For pre-training of the image encoder, we use the Deepfashion dataset [deepfashion].
|Designovel’s Fashion Corpus|
|Maximum document length||140|
|Average document length||52|
For pre-training of the text encoder, we use our in-house fashion-domain corpus built from crawling online shopping malls. Details and statistics of the corpus is shown in Table 1. Each document in the corpus is a description about a unique fashion item. The description includes information like motivation from the designer or brand, visual details, colors, components, materials and stitching methods.
3.2 Data pre-processing and augmentation
For all images used in our experiments, we use the MMDetection tool [mm] to calculate the bounding box of fashion objects appearing in an image and crop the image using these boundaries. The object detector is also trained with the Deepfashion dataset [deepfashion].
For augmentation, we used random horizontal flips, random angle affine transformations, random horizontal and vertical translations, random distortion and random erasing. We found data augmentation could significantly improve performance.
3.3 Hyperparameters and learning curriculum
We used Adam [adam] as the optimizer and set the initial learning rate to 5e-5 for composition layers and 5e-6 for image and text encoders.
We separate the training data according to three fashion categories and trained the model in the order of “dress, shirt, toptee”. In this case, we define one epoch as an iteration over all three categories.
We experimented on the Fashion-IQ dataset with various settings as shown in Table 2. We began with the baseline in which we set the same learning rate 5e-5 on all modules, and gradually adjusted the settings by lowering the learning rate of text and image encoder to 5e-6 (as suggested in [Nam]), applying data augmentation on the training data and ensembling several trained models from different runs. For model ensembling, we first calculated similarity scores with each sub-model separately and then simply averaged these scores.
As final result, we achieved an average recall of 39.12% with a single model and 43.67% with an ensemble of 16 models on the test dataset.
|+Small LR on encoder||37.28||36.49|
|+Ensemble (8 models)||45.00||43.52|
|+Ensemble (16 models)||45.86||43.67|
We participated in the Fashion IQ Challenge 2019 by building an image+text to image retrieval system using methods from recent works and achieved a 43.67% average recall with an ensemble of 16 models in the test phase.

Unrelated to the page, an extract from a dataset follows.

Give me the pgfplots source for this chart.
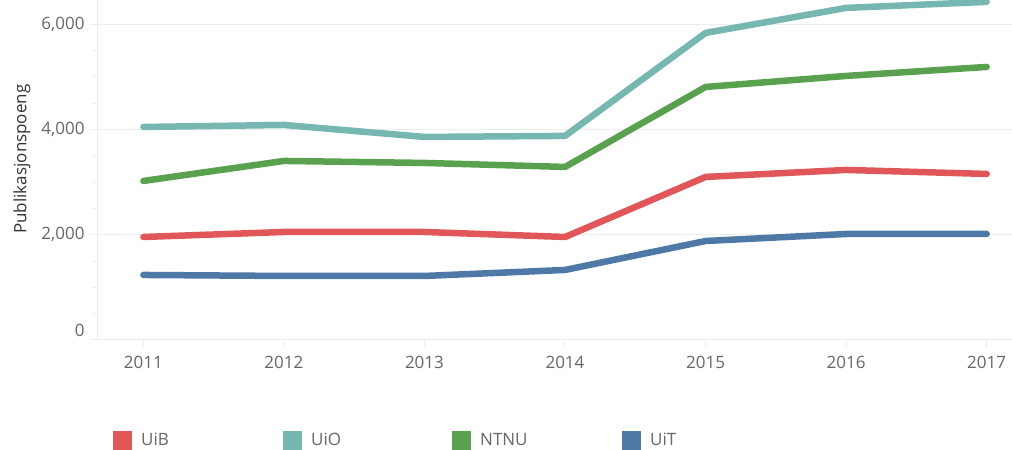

By experimenting on various settings, we found that simple data augmentation and model ensembles could significantly improve recall percentage.
As future work, we will focus on the positive example mining method since each candidate can have multiple matched targets, while the given training and validation datasets only indicate a single target which may potentially lead to overfitting. We will also try various ensembling methods instead of simply averaging scores.